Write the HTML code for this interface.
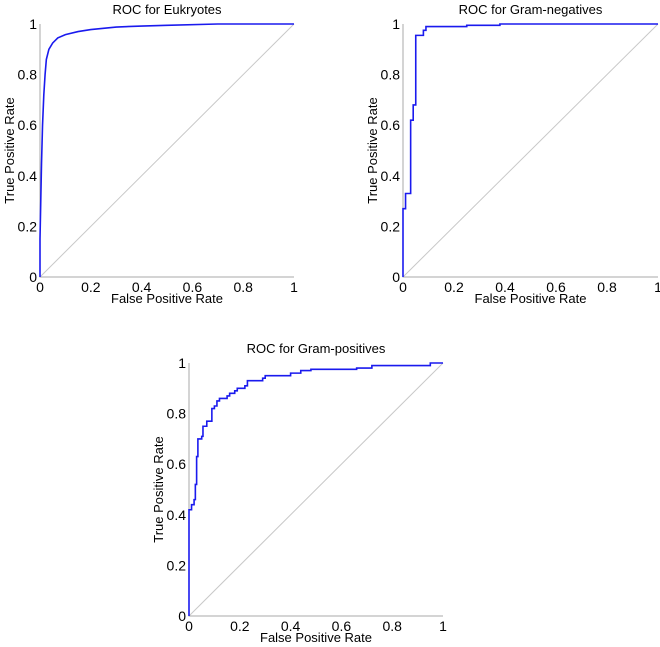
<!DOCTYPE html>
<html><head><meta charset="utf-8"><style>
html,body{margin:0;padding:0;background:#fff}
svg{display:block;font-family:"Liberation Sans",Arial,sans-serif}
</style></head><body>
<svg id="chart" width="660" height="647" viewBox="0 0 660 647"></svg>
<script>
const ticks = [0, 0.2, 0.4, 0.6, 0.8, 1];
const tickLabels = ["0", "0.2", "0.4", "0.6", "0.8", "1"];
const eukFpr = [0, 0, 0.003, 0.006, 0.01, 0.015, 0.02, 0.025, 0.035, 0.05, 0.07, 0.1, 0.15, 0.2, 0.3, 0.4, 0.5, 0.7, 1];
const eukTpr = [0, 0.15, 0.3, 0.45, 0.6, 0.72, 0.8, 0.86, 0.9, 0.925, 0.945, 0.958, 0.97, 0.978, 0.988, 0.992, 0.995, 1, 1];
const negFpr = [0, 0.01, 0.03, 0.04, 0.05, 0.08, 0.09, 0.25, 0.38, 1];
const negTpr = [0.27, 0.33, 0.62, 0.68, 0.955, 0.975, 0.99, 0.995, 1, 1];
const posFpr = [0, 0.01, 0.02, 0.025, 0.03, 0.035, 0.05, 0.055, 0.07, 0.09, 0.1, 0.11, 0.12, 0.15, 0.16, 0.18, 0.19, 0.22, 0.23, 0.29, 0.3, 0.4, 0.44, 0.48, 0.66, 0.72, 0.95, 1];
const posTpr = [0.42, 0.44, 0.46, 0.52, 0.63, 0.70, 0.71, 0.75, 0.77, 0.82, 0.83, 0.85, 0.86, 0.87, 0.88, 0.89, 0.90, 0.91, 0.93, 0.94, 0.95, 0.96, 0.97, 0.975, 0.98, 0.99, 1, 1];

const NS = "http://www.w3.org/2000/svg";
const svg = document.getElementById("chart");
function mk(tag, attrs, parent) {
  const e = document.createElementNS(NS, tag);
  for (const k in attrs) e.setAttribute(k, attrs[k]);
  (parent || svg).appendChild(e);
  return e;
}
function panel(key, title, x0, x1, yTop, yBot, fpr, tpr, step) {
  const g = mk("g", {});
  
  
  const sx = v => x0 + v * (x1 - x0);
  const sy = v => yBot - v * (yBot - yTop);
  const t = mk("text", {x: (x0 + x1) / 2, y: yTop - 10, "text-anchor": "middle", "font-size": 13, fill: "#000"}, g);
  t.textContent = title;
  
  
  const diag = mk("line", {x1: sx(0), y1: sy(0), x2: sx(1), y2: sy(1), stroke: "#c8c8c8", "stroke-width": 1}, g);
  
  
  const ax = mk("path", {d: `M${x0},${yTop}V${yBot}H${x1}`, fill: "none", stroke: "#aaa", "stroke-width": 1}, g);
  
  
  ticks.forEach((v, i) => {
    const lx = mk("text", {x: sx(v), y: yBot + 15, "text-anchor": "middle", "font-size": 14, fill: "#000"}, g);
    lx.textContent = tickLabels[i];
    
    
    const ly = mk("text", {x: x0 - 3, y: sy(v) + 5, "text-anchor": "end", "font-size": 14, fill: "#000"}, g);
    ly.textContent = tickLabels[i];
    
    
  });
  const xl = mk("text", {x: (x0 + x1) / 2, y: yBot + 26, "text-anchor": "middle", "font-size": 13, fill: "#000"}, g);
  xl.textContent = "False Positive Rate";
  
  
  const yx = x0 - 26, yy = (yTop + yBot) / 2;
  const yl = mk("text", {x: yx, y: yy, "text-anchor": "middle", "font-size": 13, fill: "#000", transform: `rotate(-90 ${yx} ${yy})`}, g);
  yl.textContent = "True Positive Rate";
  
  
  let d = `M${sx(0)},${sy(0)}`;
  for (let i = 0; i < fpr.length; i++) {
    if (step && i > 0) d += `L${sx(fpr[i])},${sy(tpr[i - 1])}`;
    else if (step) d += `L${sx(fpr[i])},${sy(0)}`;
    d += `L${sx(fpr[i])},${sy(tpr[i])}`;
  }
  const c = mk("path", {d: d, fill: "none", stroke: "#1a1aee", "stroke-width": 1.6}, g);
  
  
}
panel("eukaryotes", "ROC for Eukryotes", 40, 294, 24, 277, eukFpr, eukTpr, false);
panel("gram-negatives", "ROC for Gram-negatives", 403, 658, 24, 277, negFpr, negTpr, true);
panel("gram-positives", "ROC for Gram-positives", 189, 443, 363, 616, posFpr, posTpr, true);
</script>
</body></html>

Task goal: Omit each picture, then return all of the listing exactly as it stands.

Final result:
Write the HTML code for this interface.
<!DOCTYPE html>
<html><head><meta charset="utf-8"><style>
html,body{margin:0;padding:0;background:#fff}
svg{display:block;font-family:"Liberation Sans",Arial,sans-serif}
</style></head><body>
<svg id="chart" width="660" height="647" viewBox="0 0 660 647"></svg>
<script>
const ticks = [0, 0.2, 0.4, 0.6, 0.8, 1];
const tickLabels = ["0", "0.2", "0.4", "0.6", "0.8", "1"];
const eukFpr = [0, 0, 0.003, 0.006, 0.01, 0.015, 0.02, 0.025, 0.035, 0.05, 0.07, 0.1, 0.15, 0.2, 0.3, 0.4, 0.5, 0.7, 1];
const eukTpr = [0, 0.15, 0.3, 0.45, 0.6, 0.72, 0.8, 0.86, 0.9, 0.925, 0.945, 0.958, 0.97, 0.978, 0.988, 0.992, 0.995, 1, 1];
const negFpr = [0, 0.01, 0.03, 0.04, 0.05, 0.08, 0.09, 0.25, 0.38, 1];
const negTpr = [0.27, 0.33, 0.62, 0.68, 0.955, 0.975, 0.99, 0.995, 1, 1];
const posFpr = [0, 0.01, 0.02, 0.025, 0.03, 0.035, 0.05, 0.055, 0.07, 0.09, 0.1, 0.11, 0.12, 0.15, 0.16, 0.18, 0.19, 0.22, 0.23, 0.29, 0.3, 0.4, 0.44, 0.48, 0.66, 0.72, 0.95, 1];
const posTpr = [0.42, 0.44, 0.46, 0.52, 0.63, 0.70, 0.71, 0.75, 0.77, 0.82, 0.83, 0.85, 0.86, 0.87, 0.88, 0.89, 0.90, 0.91, 0.93, 0.94, 0.95, 0.96, 0.97, 0.975, 0.98, 0.99, 1, 1];

const NS = "http://www.w3.org/2000/svg";
const svg = document.getElementById("chart");
function mk(tag, attrs, parent) {
  const e = document.createElementNS(NS, tag);
  for (const k in attrs) e.setAttribute(k, attrs[k]);
  (parent || svg).appendChild(e);
  return e;
}
function panel(key, title, x0, x1, yTop, yBot, fpr, tpr, step) {
  const g = mk("g", {});
  
  
  const sx = v => x0 + v * (x1 - x0);
  const sy = v => yBot - v * (yBot - yTop);
  const t = mk("text", {x: (x0 + x1) / 2, y: yTop - 10, "text-anchor": "middle", "font-size": 13, fill: "#000"}, g);
  t.textContent = title;
  
  
  const diag = mk("line", {x1: sx(0), y1: sy(0), x2: sx(1), y2: sy(1), stroke: "#c8c8c8", "stroke-width": 1}, g);
  
  
  const ax = mk("path", {d: `M${x0},${yTop}V${yBot}H${x1}`, fill: "none", stroke: "#aaa", "stroke-width": 1}, g);
  
  
  ticks.forEach((v, i) => {
    const lx = mk("text", {x: sx(v), y: yBot + 15, "text-anchor": "middle", "font-size": 14, fill: "#000"}, g);
    lx.textContent = tickLabels[i];
    
    
    const ly = mk("text", {x: x0 - 3, y: sy(v) + 5, "text-anchor": "end", "font-size": 14, fill: "#000"}, g);
    ly.textContent = tickLabels[i];
    
    
  });
  const xl = mk("text", {x: (x0 + x1) / 2, y: yBot + 26, "text-anchor": "middle", "font-size": 13, fill: "#000"}, g);
  xl.textContent = "False Positive Rate";
  
  
  const yx = x0 - 26, yy = (yTop + yBot) / 2;
  const yl = mk("text", {x: yx, y: yy, "text-anchor": "middle", "font-size": 13, fill: "#000", transform: `rotate(-90 ${yx} ${yy})`}, g);
  yl.textContent = "True Positive Rate";
  
  
  let d = `M${sx(0)},${sy(0)}`;
  for (let i = 0; i < fpr.length; i++) {
    if (step && i > 0) d += `L${sx(fpr[i])},${sy(tpr[i - 1])}`;
    else if (step) d += `L${sx(fpr[i])},${sy(0)}`;
    d += `L${sx(fpr[i])},${sy(tpr[i])}`;
  }
  const c = mk("path", {d: d, fill: "none", stroke: "#1a1aee", "stroke-width": 1.6}, g);
  
  
}
panel("eukaryotes", "ROC for Eukryotes", 40, 294, 24, 277, eukFpr, eukTpr, false);
panel("gram-negatives", "ROC for Gram-negatives", 403, 658, 24, 277, negFpr, negTpr, true);
panel("gram-positives", "ROC for Gram-positives", 189, 443, 363, 616, posFpr, posTpr, true);
</script>
</body></html>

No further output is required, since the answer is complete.